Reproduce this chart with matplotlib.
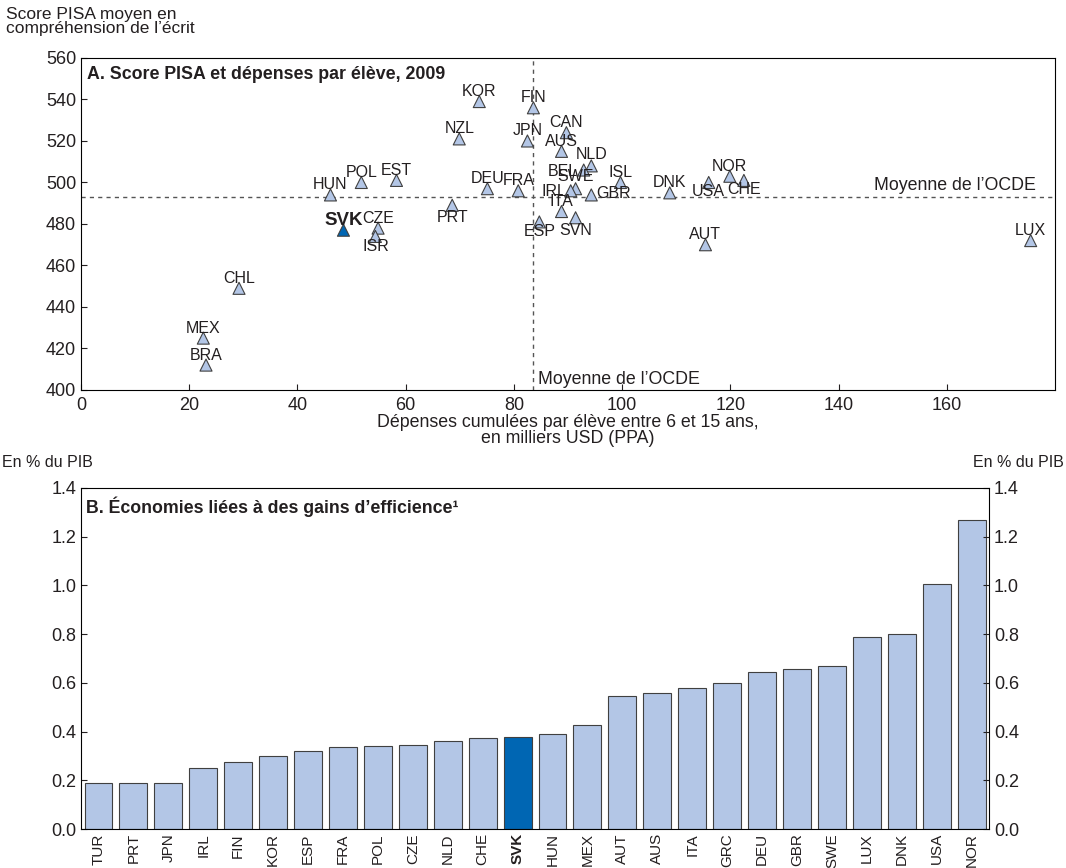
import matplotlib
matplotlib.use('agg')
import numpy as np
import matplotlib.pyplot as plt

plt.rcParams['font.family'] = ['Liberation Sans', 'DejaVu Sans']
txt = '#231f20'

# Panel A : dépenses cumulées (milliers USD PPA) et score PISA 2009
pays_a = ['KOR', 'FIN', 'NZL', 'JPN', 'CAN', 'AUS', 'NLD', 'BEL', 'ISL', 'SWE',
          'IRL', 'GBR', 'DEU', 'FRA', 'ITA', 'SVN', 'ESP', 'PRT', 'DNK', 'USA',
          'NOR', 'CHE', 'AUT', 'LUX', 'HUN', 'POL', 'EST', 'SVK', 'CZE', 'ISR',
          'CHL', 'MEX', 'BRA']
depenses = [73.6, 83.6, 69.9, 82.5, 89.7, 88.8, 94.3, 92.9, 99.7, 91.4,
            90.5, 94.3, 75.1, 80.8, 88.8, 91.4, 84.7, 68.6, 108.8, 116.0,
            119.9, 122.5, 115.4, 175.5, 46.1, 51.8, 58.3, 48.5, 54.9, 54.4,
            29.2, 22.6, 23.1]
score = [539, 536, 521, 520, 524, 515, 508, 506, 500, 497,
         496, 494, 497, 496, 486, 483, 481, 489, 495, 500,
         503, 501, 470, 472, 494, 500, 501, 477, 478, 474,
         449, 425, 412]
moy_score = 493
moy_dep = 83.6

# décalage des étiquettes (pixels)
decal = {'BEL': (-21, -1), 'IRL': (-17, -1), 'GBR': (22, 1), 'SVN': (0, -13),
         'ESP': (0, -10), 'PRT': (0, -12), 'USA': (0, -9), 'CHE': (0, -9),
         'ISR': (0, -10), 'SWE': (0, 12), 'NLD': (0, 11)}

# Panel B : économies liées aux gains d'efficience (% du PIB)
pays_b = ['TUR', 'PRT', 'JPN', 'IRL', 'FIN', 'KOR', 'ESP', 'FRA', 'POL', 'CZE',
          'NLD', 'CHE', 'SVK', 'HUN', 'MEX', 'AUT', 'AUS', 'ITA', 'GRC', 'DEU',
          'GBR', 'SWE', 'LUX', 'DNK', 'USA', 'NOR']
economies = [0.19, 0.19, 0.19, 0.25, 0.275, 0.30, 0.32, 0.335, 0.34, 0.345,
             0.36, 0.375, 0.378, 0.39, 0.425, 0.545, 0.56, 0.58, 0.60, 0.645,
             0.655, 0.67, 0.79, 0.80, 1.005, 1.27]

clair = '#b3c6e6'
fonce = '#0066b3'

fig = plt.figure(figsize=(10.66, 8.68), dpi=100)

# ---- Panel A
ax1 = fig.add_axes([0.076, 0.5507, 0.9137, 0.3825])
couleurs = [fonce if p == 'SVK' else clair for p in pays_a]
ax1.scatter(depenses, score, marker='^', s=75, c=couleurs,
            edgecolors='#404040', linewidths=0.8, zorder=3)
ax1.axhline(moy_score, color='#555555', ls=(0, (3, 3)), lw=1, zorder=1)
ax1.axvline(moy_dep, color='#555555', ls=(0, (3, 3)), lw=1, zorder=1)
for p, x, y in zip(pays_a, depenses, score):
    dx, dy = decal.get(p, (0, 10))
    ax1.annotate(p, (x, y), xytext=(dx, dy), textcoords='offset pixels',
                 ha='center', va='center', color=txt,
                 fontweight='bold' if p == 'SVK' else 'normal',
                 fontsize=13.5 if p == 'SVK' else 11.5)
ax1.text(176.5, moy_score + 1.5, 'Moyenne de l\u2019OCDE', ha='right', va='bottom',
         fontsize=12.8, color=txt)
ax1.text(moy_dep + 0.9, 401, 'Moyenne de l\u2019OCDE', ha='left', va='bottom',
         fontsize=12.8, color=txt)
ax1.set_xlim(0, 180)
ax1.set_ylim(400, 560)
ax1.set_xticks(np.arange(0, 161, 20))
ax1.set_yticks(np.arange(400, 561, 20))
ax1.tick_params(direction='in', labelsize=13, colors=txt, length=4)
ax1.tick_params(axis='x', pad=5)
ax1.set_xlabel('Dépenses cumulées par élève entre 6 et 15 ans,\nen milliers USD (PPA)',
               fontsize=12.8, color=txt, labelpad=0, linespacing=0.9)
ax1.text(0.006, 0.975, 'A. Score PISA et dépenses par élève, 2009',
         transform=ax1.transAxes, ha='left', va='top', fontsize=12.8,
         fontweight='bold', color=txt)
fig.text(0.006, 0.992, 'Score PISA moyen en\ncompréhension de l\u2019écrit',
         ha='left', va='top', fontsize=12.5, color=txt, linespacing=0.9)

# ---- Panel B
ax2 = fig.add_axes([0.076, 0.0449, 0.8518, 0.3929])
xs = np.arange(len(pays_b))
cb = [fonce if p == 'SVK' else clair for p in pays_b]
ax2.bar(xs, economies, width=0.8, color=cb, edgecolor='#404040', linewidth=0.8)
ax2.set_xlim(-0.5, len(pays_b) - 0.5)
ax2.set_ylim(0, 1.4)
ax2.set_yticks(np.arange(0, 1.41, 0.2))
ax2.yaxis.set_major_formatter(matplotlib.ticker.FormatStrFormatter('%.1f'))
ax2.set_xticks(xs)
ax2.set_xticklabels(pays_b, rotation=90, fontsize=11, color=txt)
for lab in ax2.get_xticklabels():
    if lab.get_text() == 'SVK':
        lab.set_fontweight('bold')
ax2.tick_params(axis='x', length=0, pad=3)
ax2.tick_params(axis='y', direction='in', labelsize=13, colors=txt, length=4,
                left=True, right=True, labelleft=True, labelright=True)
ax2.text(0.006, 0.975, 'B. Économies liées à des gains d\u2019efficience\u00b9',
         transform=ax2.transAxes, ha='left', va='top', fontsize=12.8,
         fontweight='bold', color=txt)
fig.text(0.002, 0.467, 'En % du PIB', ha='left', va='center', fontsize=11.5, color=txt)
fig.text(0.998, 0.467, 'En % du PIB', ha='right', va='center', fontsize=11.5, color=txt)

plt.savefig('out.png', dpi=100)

################

TASK INSTRUCTIONS:
Print out the whole of the material word for word, without pictures.

TASK RESULT:
Reproduce this chart with matplotlib.
import matplotlib
matplotlib.use('agg')
import numpy as np
import matplotlib.pyplot as plt

plt.rcParams['font.family'] = ['Liberation Sans', 'DejaVu Sans']
txt = '#231f20'

# Panel A : dépenses cumulées (milliers USD PPA) et score PISA 2009
pays_a = ['KOR', 'FIN', 'NZL', 'JPN', 'CAN', 'AUS', 'NLD', 'BEL', 'ISL', 'SWE',
          'IRL', 'GBR', 'DEU', 'FRA', 'ITA', 'SVN', 'ESP', 'PRT', 'DNK', 'USA',
          'NOR', 'CHE', 'AUT', 'LUX', 'HUN', 'POL', 'EST', 'SVK', 'CZE', 'ISR',
          'CHL', 'MEX', 'BRA']
depenses = [73.6, 83.6, 69.9, 82.5, 89.7, 88.8, 94.3, 92.9, 99.7, 91.4,
            90.5, 94.3, 75.1, 80.8, 88.8, 91.4, 84.7, 68.6, 108.8, 116.0,
            119.9, 122.5, 115.4, 175.5, 46.1, 51.8, 58.3, 48.5, 54.9, 54.4,
            29.2, 22.6, 23.1]
score = [539, 536, 521, 520, 524, 515, 508, 506, 500, 497,
         496, 494, 497, 496, 486, 483, 481, 489, 495, 500,
         503, 501, 470, 472, 494, 500, 501, 477, 478, 474,
         449, 425, 412]
moy_score = 493
moy_dep = 83.6

# décalage des étiquettes (pixels)
decal = {'BEL': (-21, -1), 'IRL': (-17, -1), 'GBR': (22, 1), 'SVN': (0, -13),
         'ESP': (0, -10), 'PRT': (0, -12), 'USA': (0, -9), 'CHE': (0, -9),
         'ISR': (0, -10), 'SWE': (0, 12), 'NLD': (0, 11)}

# Panel B : économies liées aux gains d'efficience (% du PIB)
pays_b = ['TUR', 'PRT', 'JPN', 'IRL', 'FIN', 'KOR', 'ESP', 'FRA', 'POL', 'CZE',
          'NLD', 'CHE', 'SVK', 'HUN', 'MEX', 'AUT', 'AUS', 'ITA', 'GRC', 'DEU',
          'GBR', 'SWE', 'LUX', 'DNK', 'USA', 'NOR']
economies = [0.19, 0.19, 0.19, 0.25, 0.275, 0.30, 0.32, 0.335, 0.34, 0.345,
             0.36, 0.375, 0.378, 0.39, 0.425, 0.545, 0.56, 0.58, 0.60, 0.645,
             0.655, 0.67, 0.79, 0.80, 1.005, 1.27]

clair = '#b3c6e6'
fonce = '#0066b3'

fig = plt.figure(figsize=(10.66, 8.68), dpi=100)

# ---- Panel A
ax1 = fig.add_axes([0.076, 0.5507, 0.9137, 0.3825])
couleurs = [fonce if p == 'SVK' else clair for p in pays_a]
ax1.scatter(depenses, score, marker='^', s=75, c=couleurs,
            edgecolors='#404040', linewidths=0.8, zorder=3)
ax1.axhline(moy_score, color='#555555', ls=(0, (3, 3)), lw=1, zorder=1)
ax1.axvline(moy_dep, color='#555555', ls=(0, (3, 3)), lw=1, zorder=1)
for p, x, y in zip(pays_a, depenses, score):
    dx, dy = decal.get(p, (0, 10))
    ax1.annotate(p, (x, y), xytext=(dx, dy), textcoords='offset pixels',
                 ha='center', va='center', color=txt,
                 fontweight='bold' if p == 'SVK' else 'normal',
                 fontsize=13.5 if p == 'SVK' else 11.5)
ax1.text(176.5, moy_score + 1.5, 'Moyenne de l\u2019OCDE', ha='right', va='bottom',
         fontsize=12.8, color=txt)
ax1.text(moy_dep + 0.9, 401, 'Moyenne de l\u2019OCDE', ha='left', va='bottom',
         fontsize=12.8, color=txt)
ax1.set_xlim(0, 180)
ax1.set_ylim(400, 560)
ax1.set_xticks(np.arange(0, 161, 20))
ax1.set_yticks(np.arange(400, 561, 20))
ax1.tick_params(direction='in', labelsize=13, colors=txt, length=4)
ax1.tick_params(axis='x', pad=5)
ax1.set_xlabel('Dépenses cumulées par élève entre 6 et 15 ans,\nen milliers USD (PPA)',
               fontsize=12.8, color=txt, labelpad=0, linespacing=0.9)
ax1.text(0.006, 0.975, 'A. Score PISA et dépenses par élève, 2009',
         transform=ax1.transAxes, ha='left', va='top', fontsize=12.8,
         fontweight='bold', color=txt)
fig.text(0.006, 0.992, 'Score PISA moyen en\ncompréhension de l\u2019écrit',
         ha='left', va='top', fontsize=12.5, color=txt, linespacing=0.9)

# ---- Panel B
ax2 = fig.add_axes([0.076, 0.0449, 0.8518, 0.3929])
xs = np.arange(len(pays_b))
cb = [fonce if p == 'SVK' else clair for p in pays_b]
ax2.bar(xs, economies, width=0.8, color=cb, edgecolor='#404040', linewidth=0.8)
ax2.set_xlim(-0.5, len(pays_b) - 0.5)
ax2.set_ylim(0, 1.4)
ax2.set_yticks(np.arange(0, 1.41, 0.2))
ax2.yaxis.set_major_formatter(matplotlib.ticker.FormatStrFormatter('%.1f'))
ax2.set_xticks(xs)
ax2.set_xticklabels(pays_b, rotation=90, fontsize=11, color=txt)
for lab in ax2.get_xticklabels():
    if lab.get_text() == 'SVK':
        lab.set_fontweight('bold')
ax2.tick_params(axis='x', length=0, pad=3)
ax2.tick_params(axis='y', direction='in', labelsize=13, colors=txt, length=4,
                left=True, right=True, labelleft=True, labelright=True)
ax2.text(0.006, 0.975, 'B. Économies liées à des gains d\u2019efficience\u00b9',
         transform=ax2.transAxes, ha='left', va='top', fontsize=12.8,
         fontweight='bold', color=txt)
fig.text(0.002, 0.467, 'En % du PIB', ha='left', va='center', fontsize=11.5, color=txt)
fig.text(0.998, 0.467, 'En % du PIB', ha='right', va='center', fontsize=11.5, color=txt)

plt.savefig('out.png', dpi=100)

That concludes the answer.